**Direction**
Transcribe each entry below exactly. Pictures do not go in the copy.

**Listed records**

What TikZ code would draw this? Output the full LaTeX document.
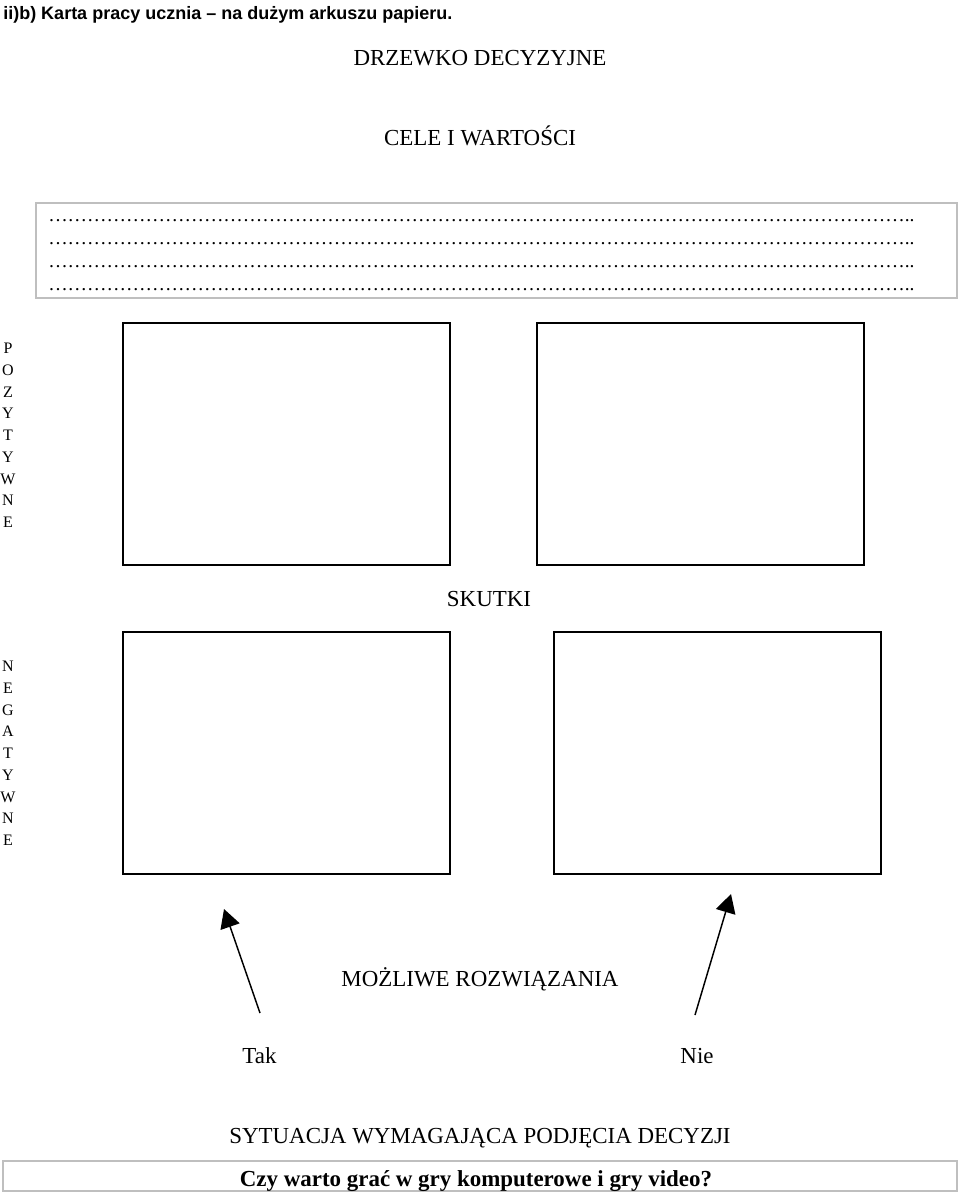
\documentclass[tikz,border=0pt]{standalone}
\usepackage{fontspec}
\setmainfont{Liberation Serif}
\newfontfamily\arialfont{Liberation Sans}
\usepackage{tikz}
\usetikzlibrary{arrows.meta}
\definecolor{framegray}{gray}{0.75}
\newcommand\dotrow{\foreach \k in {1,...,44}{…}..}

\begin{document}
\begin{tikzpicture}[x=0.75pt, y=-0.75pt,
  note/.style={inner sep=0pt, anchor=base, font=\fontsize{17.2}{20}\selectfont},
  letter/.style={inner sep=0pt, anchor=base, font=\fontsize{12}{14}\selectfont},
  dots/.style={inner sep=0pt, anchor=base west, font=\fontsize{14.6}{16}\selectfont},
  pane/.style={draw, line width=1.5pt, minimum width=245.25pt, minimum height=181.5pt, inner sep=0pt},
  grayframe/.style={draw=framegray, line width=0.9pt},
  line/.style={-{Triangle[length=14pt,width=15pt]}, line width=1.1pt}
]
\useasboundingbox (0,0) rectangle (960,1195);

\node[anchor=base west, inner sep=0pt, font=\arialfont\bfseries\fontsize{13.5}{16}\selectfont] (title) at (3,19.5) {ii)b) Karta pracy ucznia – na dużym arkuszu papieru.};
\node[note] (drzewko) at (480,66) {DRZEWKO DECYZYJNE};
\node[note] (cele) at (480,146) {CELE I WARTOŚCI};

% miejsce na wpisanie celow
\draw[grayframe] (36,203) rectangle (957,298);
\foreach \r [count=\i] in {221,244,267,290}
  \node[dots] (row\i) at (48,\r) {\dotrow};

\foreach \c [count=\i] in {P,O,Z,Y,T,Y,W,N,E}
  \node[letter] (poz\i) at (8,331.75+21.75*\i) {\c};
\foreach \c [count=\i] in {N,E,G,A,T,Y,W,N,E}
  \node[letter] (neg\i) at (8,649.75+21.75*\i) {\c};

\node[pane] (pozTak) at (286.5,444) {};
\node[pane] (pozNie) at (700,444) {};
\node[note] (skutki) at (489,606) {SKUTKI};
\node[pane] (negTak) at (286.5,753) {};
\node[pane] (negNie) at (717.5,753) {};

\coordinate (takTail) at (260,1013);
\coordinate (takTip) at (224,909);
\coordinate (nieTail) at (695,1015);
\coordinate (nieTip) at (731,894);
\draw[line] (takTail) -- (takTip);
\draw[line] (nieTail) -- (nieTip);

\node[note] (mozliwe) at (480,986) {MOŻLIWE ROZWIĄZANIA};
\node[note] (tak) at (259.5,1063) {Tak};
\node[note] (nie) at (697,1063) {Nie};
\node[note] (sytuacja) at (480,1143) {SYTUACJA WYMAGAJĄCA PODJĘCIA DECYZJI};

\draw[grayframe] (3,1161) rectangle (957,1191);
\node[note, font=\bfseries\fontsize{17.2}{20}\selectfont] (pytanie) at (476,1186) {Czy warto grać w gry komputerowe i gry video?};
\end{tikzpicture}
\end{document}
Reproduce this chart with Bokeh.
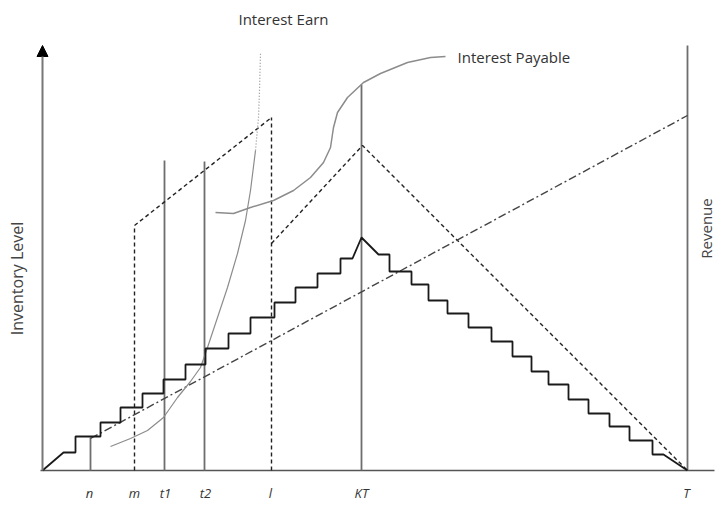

**Exercise answer**
What TikZ code would draw this? Output the full LaTeX document.
\documentclass[tikz,border=0pt]{standalone}
\usepackage{fontspec}
\setmainfont{Liberation Serif}
\newfontfamily\arialfont{Liberation Sans}
\usepackage{tikz}
\usetikzlibrary{arrows.meta}
\definecolor{framegray}{gray}{0.75}
\newcommand\dotrow{\foreach \k in {1,...,44}{…}..}

\begin{document}
\begin{tikzpicture}[x=0.75pt, y=-0.75pt,
  note/.style={inner sep=0pt, anchor=base, font=\fontsize{17.2}{20}\selectfont},
  letter/.style={inner sep=0pt, anchor=base, font=\fontsize{12}{14}\selectfont},
  dots/.style={inner sep=0pt, anchor=base west, font=\fontsize{14.6}{16}\selectfont},
  pane/.style={draw, line width=1.5pt, minimum width=245.25pt, minimum height=181.5pt, inner sep=0pt},
  grayframe/.style={draw=framegray, line width=0.9pt},
  line/.style={-{Triangle[length=14pt,width=15pt]}, line width=1.1pt}
]
\useasboundingbox (0,0) rectangle (960,1195);

\node[anchor=base west, inner sep=0pt, font=\arialfont\bfseries\fontsize{13.5}{16}\selectfont] (title) at (3,19.5) {ii)b) Karta pracy ucznia – na dużym arkuszu papieru.};
\node[note] (drzewko) at (480,66) {DRZEWKO DECYZYJNE};
\node[note] (cele) at (480,146) {CELE I WARTOŚCI};

% miejsce na wpisanie celow
\draw[grayframe] (36,203) rectangle (957,298);
\foreach \r [count=\i] in {221,244,267,290}
  \node[dots] (row\i) at (48,\r) {\dotrow};

\foreach \c [count=\i] in {P,O,Z,Y,T,Y,W,N,E}
  \node[letter] (poz\i) at (8,331.75+21.75*\i) {\c};
\foreach \c [count=\i] in {N,E,G,A,T,Y,W,N,E}
  \node[letter] (neg\i) at (8,649.75+21.75*\i) {\c};

\node[pane] (pozTak) at (286.5,444) {};
\node[pane] (pozNie) at (700,444) {};
\node[note] (skutki) at (489,606) {SKUTKI};
\node[pane] (negTak) at (286.5,753) {};
\node[pane] (negNie) at (717.5,753) {};

\coordinate (takTail) at (260,1013);
\coordinate (takTip) at (224,909);
\coordinate (nieTail) at (695,1015);
\coordinate (nieTip) at (731,894);
\draw[line] (takTail) -- (takTip);
\draw[line] (nieTail) -- (nieTip);

\node[note] (mozliwe) at (480,986) {MOŻLIWE ROZWIĄZANIA};
\node[note] (tak) at (259.5,1063) {Tak};
\node[note] (nie) at (697,1063) {Nie};
\node[note] (sytuacja) at (480,1143) {SYTUACJA WYMAGAJĄCA PODJĘCIA DECYZJI};

\draw[grayframe] (3,1161) rectangle (957,1191);
\node[note, font=\bfseries\fontsize{17.2}{20}\selectfont] (pytanie) at (476,1186) {Czy warto grać w gry komputerowe i gry video?};
\end{tikzpicture}
\end{document}
Reproduce this chart with Bokeh.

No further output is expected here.